Officially, my research is metaethical. I tell the AI how to identify someone’s higher-order utility functions but remain neutral on what those actually are in humans. Unofficially, I suspect they amount to some specification of reflective equilibrium and prescribe changing one’s values to be more in line with that equilibrium.
On distortion, I’m not sure what else to say but repeat myself. Distortions are just changes in value not governed by satisfying higher-order decision criteria. The examples I gave are not part of the specification, they’re just things I expect to be included.

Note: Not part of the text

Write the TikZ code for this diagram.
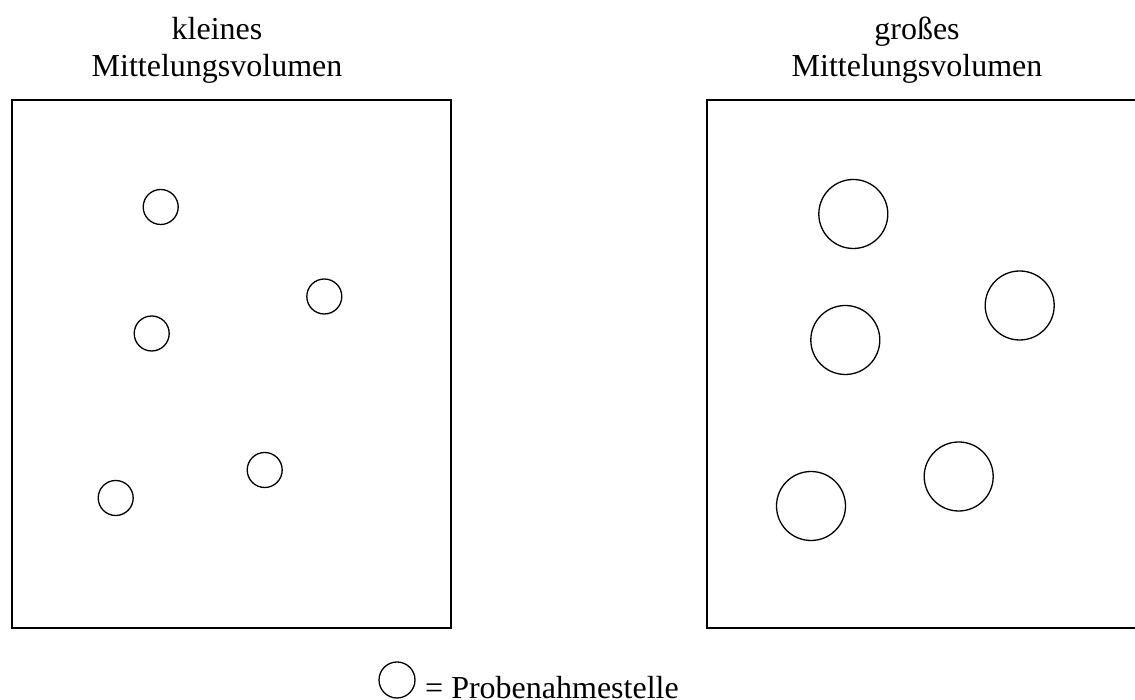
\documentclass[tikz,border=0pt]{standalone}
\usepackage{fontspec}
\setmainfont{Liberation Serif}
\begin{document}
\begin{tikzpicture}[x=1pt,y=1pt,
  frame/.style={draw=black,line width=1.3pt},
  smallsite/.style={circle,draw=black,line width=1.3pt,minimum size=35pt,inner sep=0pt},
  bigsite/.style={circle,draw=black,line width=1.3pt,minimum size=69pt,inner sep=0pt},
  lbl/.style={anchor=base,inner sep=0pt,font=\fontsize{32}{38}\selectfont}]
\useasboundingbox (0,0) rectangle (1135,700);
\clip (0,0) rectangle (1135,700);
% titles
\node[lbl] (t1a) at (217,660) {kleines};
\node[lbl] (t1b) at (217,623) {Mittelungsvolumen};
\node[lbl] (t2a) at (917,660) {gro\ss es};
\node[lbl] (t2b) at (917,623) {Mittelungsvolumen};
% boxes
\draw[frame] (12,600) rectangle (451,72);
\draw[frame] (707,600) rectangle (1160,72);
% small circles
\node[smallsite] (a1) at (160.7,493) {};
\node[smallsite] (a2) at (324.3,403.5) {};
\node[smallsite] (a3) at (151.7,366.5) {};
\node[smallsite] (a4) at (264.7,230) {};
\node[smallsite] (a5) at (115.7,202) {};
% large circles
\node[bigsite] (b1) at (853.3,486) {};
\node[bigsite] (b2) at (1019.7,394.5) {};
\node[bigsite] (b3) at (845.3,360) {};
\node[bigsite] (b4) at (958.7,223.5) {};
\node[bigsite] (b5) at (811,194) {};
% legend
\node[smallsite,minimum size=36pt] (leg) at (397,20) {};
\node[lbl,anchor=base west] (legtxt) at (425,1) {= Probenahmestelle};
\end{tikzpicture}
\end{document}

Distortion is also not meant to specify all irrationality or nonoptimality. It’s just a corrective to a necessary part of the parliamentary procedure. We must simulate the brain’s continuation in some specific circumstance or other and that brings its own influences. So, I wouldn’t call a higher-order criterion a distortion even if it gets rejected. It’s more like a prima facie reason that gets overruled. In any case, we can evaluate such criteria as rational or not but we’d be doing so by invoking some (other unless reflective) higher-order criteria.
For the most part, I don’t believe in norms universal to all agents. Given our shared evolutionary history, I expect significant overlap among humans but that there’d also be some subtle differences from development and the environment. It may also be worth mentioning that even with the same norm, we can preserve uniqueness if for instance, it takes one’s current state into consideration.